I have a point cloud of 6 millions x, y and z points I need to process. I need to look for specific points within this 6 millions xyz points and I have using pandas df.isin()
function to do it. I first save the 6 millions points into a pandas dataframe (save under the name point_cloud
) and for the specific point I need to look for into a dateframe as well (save under the name specific_point
). I only have two specific point I need to look out for. So the output of the df.isin()
function should show 2 True
value but it is showing 3 instead.
In order to prove that 3 True values are wrong. I actually iterate through the 6 millions point clouds looking for the two specific points using iterrows()
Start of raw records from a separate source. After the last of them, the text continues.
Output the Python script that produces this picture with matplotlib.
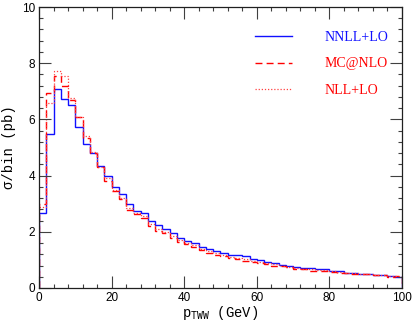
import numpy as np
import matplotlib
matplotlib.use("Agg")
import matplotlib.pyplot as plt
from matplotlib.ticker import MultipleLocator

bin_edges = np.arange(0, 102, 2)

nnll_lo = [2.67, 5.48, 7.07, 6.74, 6.51, 5.72, 5.11, 4.80, 4.35, 4.00,
           3.58, 3.33, 2.98, 2.74, 2.66, 2.38, 2.24, 2.09, 1.95, 1.79,
           1.66, 1.59, 1.45, 1.38, 1.30, 1.25, 1.18, 1.17, 1.14, 1.02,
           1.00, 0.94, 0.88, 0.82, 0.77, 0.74, 0.70, 0.70, 0.68, 0.67,
           0.61, 0.60, 0.55, 0.54, 0.49, 0.49, 0.48, 0.47, 0.44, 0.40]

mcatnlo = [3.00, 6.93, 7.54, 7.19, 6.69, 6.07, 5.33, 4.80, 4.30, 3.82,
           3.45, 3.17, 2.78, 2.62, 2.48, 2.21, 2.03, 1.95, 1.79, 1.63,
           1.57, 1.47, 1.36, 1.25, 1.19, 1.14, 1.06, 1.03, 0.96, 0.92,
           0.88, 0.84, 0.80, 0.77, 0.73, 0.69, 0.66, 0.62, 0.61, 0.61,
           0.58, 0.55, 0.53, 0.51, 0.50, 0.49, 0.47, 0.46, 0.39, 0.43]

nll_lo = [2.90, 6.60, 7.73, 7.54, 6.75, 6.10, 5.40, 4.85, 4.30, 3.90,
          3.50, 3.22, 2.85, 2.68, 2.55, 2.28, 2.10, 2.00, 1.85, 1.70,
          1.60, 1.52, 1.40, 1.32, 1.24, 1.18, 1.12, 1.08, 1.02, 0.96,
          0.93, 0.88, 0.84, 0.80, 0.76, 0.72, 0.69, 0.66, 0.64, 0.63,
          0.59, 0.57, 0.54, 0.52, 0.50, 0.49, 0.47, 0.46, 0.42, 0.41]

labels = ["NNLL+LO", "MC@NLO", "NLL+LO"]

fig = plt.figure(figsize=(4.14, 3.27), dpi=100)
ax = fig.add_axes([39/414, 1-288/327, (402-39)/414, (288-7)/327])

ax.stairs(nnll_lo, bin_edges, color="#1010ff", lw=1.0, label=labels[0])
ax.stairs(mcatnlo, bin_edges, color="#ff0000", lw=1.0, linestyle=(0, (5, 3)), label=labels[1])
ax.stairs(nll_lo, bin_edges, color="#ff4040", lw=0.9, linestyle=(0, (1, 1.5)), label=labels[2])

ax.set_xlim(0, 100)
ax.set_ylim(0, 10)
ax.xaxis.set_major_locator(MultipleLocator(20))
ax.xaxis.set_minor_locator(MultipleLocator(4))
ax.yaxis.set_major_locator(MultipleLocator(2))
ax.yaxis.set_minor_locator(MultipleLocator(0.4))
ax.tick_params(which="both", direction="in", top=True, right=True, color="#404040", width=0.8)
ax.tick_params(which="major", length=8.6, labelsize=8.5, pad=3)
ax.tick_params(which="minor", length=3.0)
for lab in ax.get_xticklabels() + ax.get_yticklabels():
    lab.set_family("Liberation Sans")
for s in ax.spines.values():
    s.set_linewidth(0.9)
    s.set_color("#202020")

ax.set_xlabel(r"p$_{\mathtt{TWW}}$ (GeV)", family="Liberation Mono", fontsize=10, labelpad=0)
ax.set_ylabel("σ/bin (pb)", family="Liberation Mono", fontsize=10, labelpad=4)

leg = ax.legend(loc="upper right", bbox_to_anchor=(0.996, 0.958), frameon=False,
                handlelength=2.7, handletextpad=2.3, labelspacing=0.95,
                prop={"family": "Liberation Serif", "size": 10})
for txt, c in zip(leg.get_texts(), ["#1010ff", "#ff0000", "#ff0000"]):
    txt.set_color(c)

fig.savefig("out.png", dpi=100)
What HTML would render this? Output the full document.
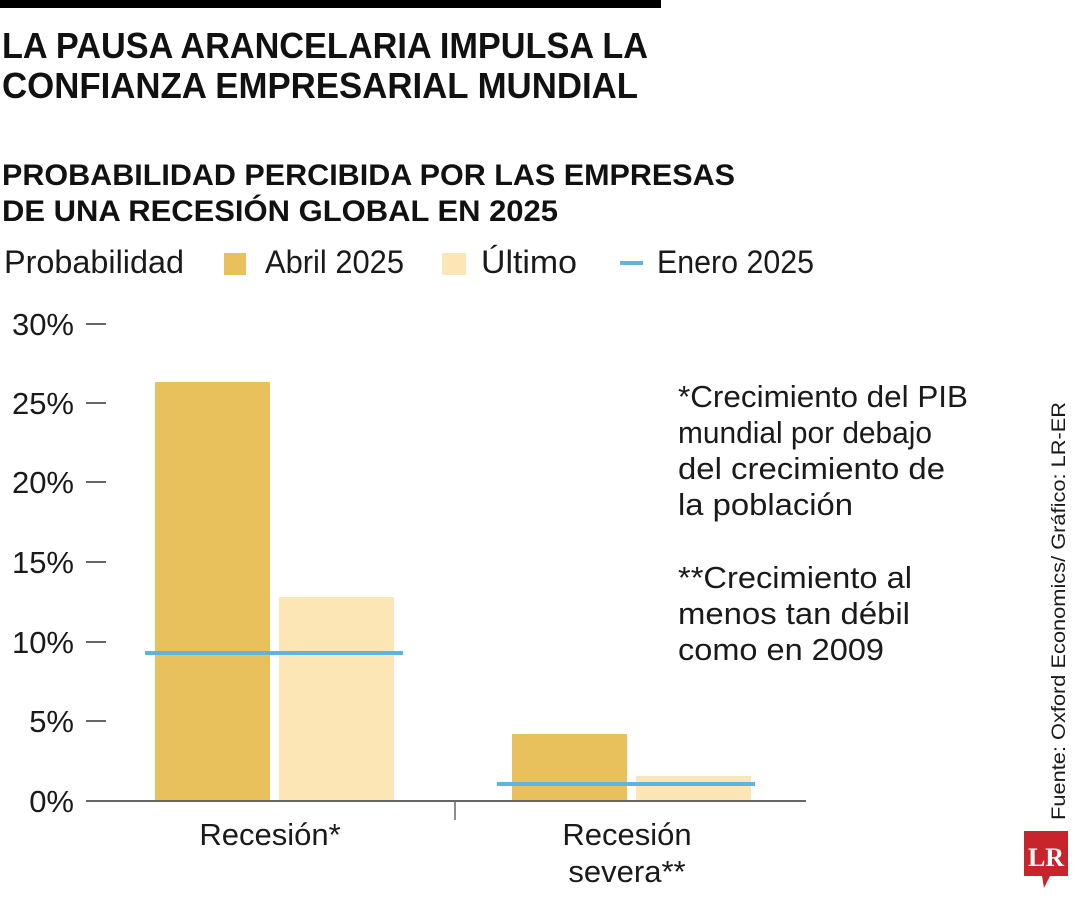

. The result was indeed 2 True value. So why is df.isin()
showing 3 instead of the correct result of 2?
I have tried this, which result true_count
to be 3
label = (point_cloud['x'].isin(specific_point['x']) & point_cloud['y'].isin(specific_point['y']) & point_cloud['z'].isin(specific_point['z'])).astype(int).to_frame()
true_count = 0
for index, t_f in label.iterrows():
if int(t_f.values) == int(1):
true_count += 1
print(true_count)
I have tried this as well, also resulting in true_count
to be 3.
for t_f in (point_cloud['x'].isin(specific_point['x']) & point_cloud['y'].isin(specific_point['y']) & point_cloud['z'].isin(specific_point['z'])).values
true_count = 0
if t_f == True:
true_count += 1
Lastly I tried the most inefficient way of iterating through the 6 millions points using iterrows()
but this result the correct value for true_count
which is 2.
true_count = 0
for index_sp, sp in specific_point.iterrows():
for index_pc, pc in point_cloud.iterrows():
if sp['x'] == pc['x'] and sp['y'] == pc['y'] and sp['z] == pc['z]:
true_count += 1
print(true_count)
Do anyone know why is df.isin()
behaving this way? Or have I seem to overlook something?